I like dreamers, questers and searchers, which is why I like the band Liars so much. (I think I've said this before.) It's also why I was so stoked about Durham band The Nein's album Luxury. For some years the Nein have played heavy post-punk with necrotic patches of noise. They were a good band but there was always something tentative about them, like they were using big guitar riffs as a crutch to prop up their more academic experiments in rhythm and structure. One of the band members is someone I've corresponded with for some time, on topics from pop-criticism to John Cage, and so I know him as a searching intelligence; not a hit-seeker, but someone interested in exploring intellectual possibilities through sound.

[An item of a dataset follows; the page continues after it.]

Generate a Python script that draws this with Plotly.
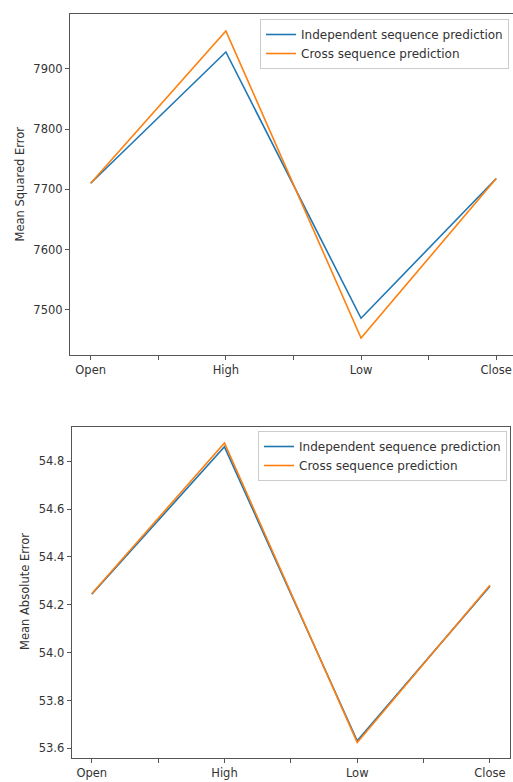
import plotly.graph_objects as go

categories = ["Open", "High", "Low", "Close"]
mse_independent = [7710, 7928, 7486, 7718]
mse_cross = [7710, 7963, 7453, 7718]
mae_independent = [54.244, 54.860, 53.632, 54.278]
mae_cross = [54.246, 54.876, 53.625, 54.282]
series_names = ["Independent sequence prediction", "Cross sequence prediction"]
mse_ticks = [7500, 7600, 7700, 7800, 7900]
mae_ticks = [53.6, 53.8, 54.0, 54.2, 54.4, 54.6, 54.8]

W, H = 513, 782
BLUE, ORANGE = "#1f77b4", "#ff7f0e"
FONT = "DejaVu Sans"
TXT = "#333333"
FS = 11.5

xpos = list(range(len(categories)))
half_ticks = [i * 0.5 for i in range(2 * len(categories) - 1)]
half_text = [categories[int(v)] if v == int(v) else "" for v in half_ticks]

fig = go.Figure()
fig.add_trace(go.Scatter(x=xpos, y=mse_independent, mode="lines", name=series_names[0],
                         line=dict(color=BLUE, width=1.6), xaxis="x", yaxis="y", legend="legend"))
fig.add_trace(go.Scatter(x=xpos, y=mse_cross, mode="lines", name=series_names[1],
                         line=dict(color=ORANGE, width=1.6), xaxis="x", yaxis="y", legend="legend"))
fig.add_trace(go.Scatter(x=xpos, y=mae_independent, mode="lines", name=series_names[0],
                         line=dict(color=BLUE, width=1.6), xaxis="x2", yaxis="y2", legend="legend2"))
fig.add_trace(go.Scatter(x=xpos, y=mae_cross, mode="lines", name=series_names[1],
                         line=dict(color=ORANGE, width=1.6), xaxis="x2", yaxis="y2", legend="legend2"))

def px_x(p):
    return p / W

def px_y(p):
    return 1 - p / H

axis_common = dict(showgrid=False, zeroline=False, showline=True, linecolor="#555555", linewidth=1.2,
                   mirror=True, ticks="outside", ticklen=4, tickcolor="#555555", automargin=False,
                   tickfont=dict(family=FONT, size=FS, color=TXT))

legend_common = dict(xanchor="left", yanchor="top", bgcolor="rgba(255,255,255,0.85)",
                     bordercolor="#cccccc", borderwidth=1, tracegroupgap=0,
                     font=dict(family=FONT, size=12, color=TXT))

fig.update_layout(
    width=W, height=H,
    margin=dict(l=0, r=0, t=0, b=0),
    paper_bgcolor="white", plot_bgcolor="white",
    xaxis=dict(domain=[px_x(70), 1.0], range=[-0.153, 3.124], tickmode="array",
               tickvals=half_ticks, ticktext=half_text, anchor="y", **axis_common),
    yaxis=dict(domain=[px_y(355), px_y(14)], range=[7425, 7991], tickmode="array",
               tickvals=mse_ticks, anchor="x", **axis_common),
    xaxis2=dict(domain=[px_x(71.7), px_x(510)], range=[-0.151, 3.151], tickmode="array",
                tickvals=half_ticks, ticktext=half_text, anchor="y2", **axis_common),
    yaxis2=dict(domain=[px_y(758), px_y(426.7)], range=[53.56, 54.944], tickmode="array",
                tickvals=mae_ticks, tickformat=".1f", anchor="x2", **axis_common),
    legend=dict(x=px_x(260), y=px_y(19), **legend_common),
    legend2=dict(x=px_x(258), y=px_y(431), **legend_common),
    showlegend=True,
    annotations=[
        dict(text="Mean Squared Error", x=px_x(19), y=px_y(184.5), xref="paper", yref="paper",
             xanchor="center", yanchor="middle",
             showarrow=False, textangle=-90, font=dict(family=FONT, size=FS, color=TXT)),
        dict(text="Mean Absolute Error", x=px_x(25), y=px_y(592), xref="paper", yref="paper",
             xanchor="center", yanchor="middle",
             showarrow=False, textangle=-90, font=dict(family=FONT, size=FS, color=TXT)),
    ],
)

fig.write_html("out.html", config={"displayModeBar": False},
               post_script="document.body.style.margin='0';document.body.style.overflow='hidden';")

And Luxury felt like the record the Nein had always tip-toed around. For the first time, guitar riffs took a secondary position to sections of screwy dub and ambient sounds, as if the Nein had finally amassed the confidence necessary to take off the training wheels. The specter of the rock they once played haunts "Attitude and Mirrors" in the guise of the acoustic and electric guitar riffs floating through the industrial sound bed. An out of the wilderness, up to the mountain kind of record.

MEMO TO MYSELF
Dan Bryk
Lovers Leap
Scratchie : 2000
[Buy It]

Good ol' Dan Bryk. I've been trying to tell the world about this guy forever, here and here and here and elsewhere, but there've been tough breaks for Bryk. When his excellent album Lovers Leap came out in 2000, it got props from Christgau, among other valid entities. I got a promo copy of it and took it to Europe with me, where I listened to it in a rapturous daze for months. It was supposed to be released by Scratchie/Mercury, but Mercury dropped out, leaving the small indie label to do a small release on it's own. The album kind of disappeared. Bryk moved from Toronto to Chapel Hill shortly afterwards, and immigration troubles have kept him from releasing much music since then. These issues are starting to resolve, and hopefully, the long-delayed Lover's Leap reissue and the new album, Pop Psychology, with finally emerge and put an end to the absurdity of this guy still being a relative secret. He's a singer/songwriter in the classic Randy Newman sorta tradition: idiosyncratic, charismatic, classically inclined, a bit rough in the grain. He's a chubby guy who often sings about being chubby and liking chubby girls; a happily committed romantic nihilist. He's got a killer falsetto, a knack for indelible hooks, and a one-of-a-kind sensibility - a mixture of depressive cynicism, jaded wit, and maudlin earnestness. Bryk can put a line as meanly cutting as "You probably think that we touched souls/ All I did was touch you underneath your blouse" near one as touching as "I'd love to spend some time with you/ As soon as I don't need it for myself" and make it work, because there's no sense of artifice about the worldview in his lyrics - it's too odd and inconsistent to be anything but his. I love Dan Bryk because his music reminds me of the undying power of pop songcraft, even at times when my tastes are skewing abstract and obscure.